Configure Apache ‘MaxClients’ to be equal to the total number of Tomcat AJP ‘maxConnections’ accross all nodes.

This was already set, however you will also want to make sure you configure Tomcat AJP ‘keepAliveTimeout’ to close connections after a period of inactivity.

References:
Tomcat AJP: http://tomcat.apache.org/tomcat-7.0-doc/config/ajp.html
Apache MPM Worker: http://httpd.apache.org/docs/2.2/mod/worker.html

 

memcached

In support of the Kuali project.

Setting up true fail over for the Kuali application servers.  Currently if a node went down, the user would need to re-authenticate.  The following procedure configures the system so it can lose a node and the users on that node will not lose their session.

My part on the system side was fairly straightforward:

yum install memcached
iptables -I INPUT -m state --state NEW -m tcp -p tcp --dport 11211 -j ACCEPT
service iptables save
chkconfig memcached on
service memcached start

With that configured the work to enable tomcat to leverage memcached can begin:

Parts of the following information was found at (www.bradchen.com)

Download the most recent copy of the following jars (links provided) and install them to the tomcat_dir/lib directory:

For each jar, open tomcat_dir/conf/context.xml, and add the following lines inside the <Context> tag:

<Manager className="de.javakaffee.web.msm.MemcachedBackupSessionManager"
    memcachedNodes="n1:localhost:11211"
    requestUriIgnorePattern=".*.(ico|png|gif|jpg|css|js)$" />

If memcached is listening on a different port, change the value in memcachedNodes.  port 11211 is the default port for memcached.

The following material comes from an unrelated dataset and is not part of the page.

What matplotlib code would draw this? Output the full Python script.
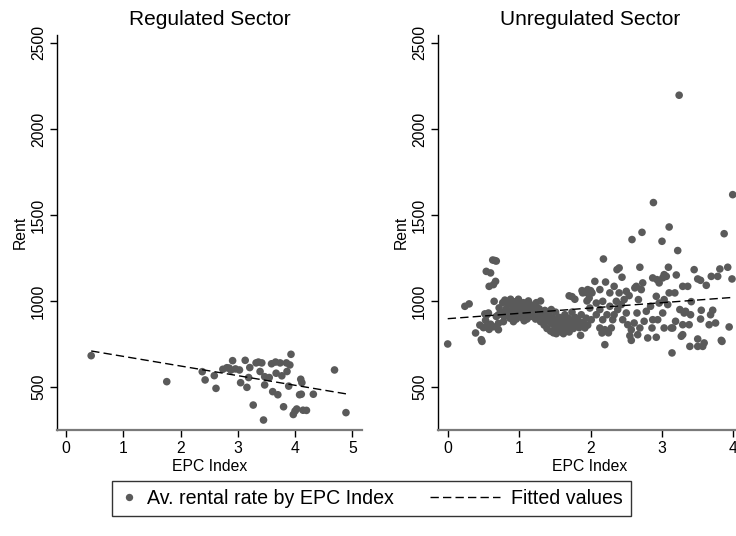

Open tomcat_dir/conf/server.xml, look for the following lines:

<Server port="8005" ...>
    ...
    <Connector port="8080" protocol="HTTP/1.1" ...>
    ...
    <Connector port="8009" protocol="AJP/1.3" ...>

Change the ports, so the two installations listen to different ports. This is optional, but I would also disable the HTTP/1.1 connector by commenting out its <Connector> tag, as the setup documented here only requires the AJP connector to be enabled.

Finally, look for this line, also in tomcat_dir/conf/server.xml:

<Engine name="Catalina" defaultHost="localhost" ...>

Add the jvmRoute property, and assign it a value, that is different between the two installations. For example:

<Engine name="Catalina" defaultHost="localhost" jvmRoute="jvm1" ...>

And, for the second instance:

<Engine name="Catalina" defaultHost="localhost" jvmRoute="jvm2" ...>

That’s it for Tomcat configuration. This configuration uses memcached-session-manager’s default serialization strategy and enables sticky session support. For more configuration options, refer to the links in the references section.

In our apache load balancer we add the following definition:

ProxyPass /REFpath balancer://Cluster_Name
ProxyPassReverse /REFpath balancer://Cluster_Name

<Proxy balancer://Cluster_Name>
   BalancerMember ajp://HOSTNAME:8009/REFpath route=jvm1  timeout=600 min=10 max=100 ttl=60 retry=120 connectiontimeout=10
   BalancerMember ajp://HOSTNAME:8009/REFpath route=jvm2  timeout=600 min=10 max=100 ttl=60 retry=120 connectiontimeout=10
   BalancerMember ajp://HOSTNAME:8009/REFpath route=jvm3  timeout=600 min=10 max=100 ttl=60 retry=120 connectiontimeout=10
   BalancerMember ajp://HOSTNAME:8009/REFpath route=jvm4  timeout=600 min=10 max=100 ttl=60 retry=120 connectiontimeout=10
   ProxySet lbmethod=byrequests
   ProxySet stickysession=JSESSIONID|jsessionid
   ProxySet nofailover=On
</Proxy

Note that the BalancerMember lines point to the ports and jvmRoutes configured above.  This sets up a load balancer that dispatches web requests to multiple Tomcat installations. When one of the Tomcat instance gets shutdown, requests will be served by the other one that is still up. As a result, user does not experience downtime when one of the Tomcat instances is taken down for maintenance or application redeployment.

This step also sets up sticky session. What this means is that, if user begins session with instance 1, she would be served by instance 1 throughout the entire session, unless of course this instance goes down. This can be beneficial in a clustered environment, as application servers can use session data stored locally without contacting a remote memcached.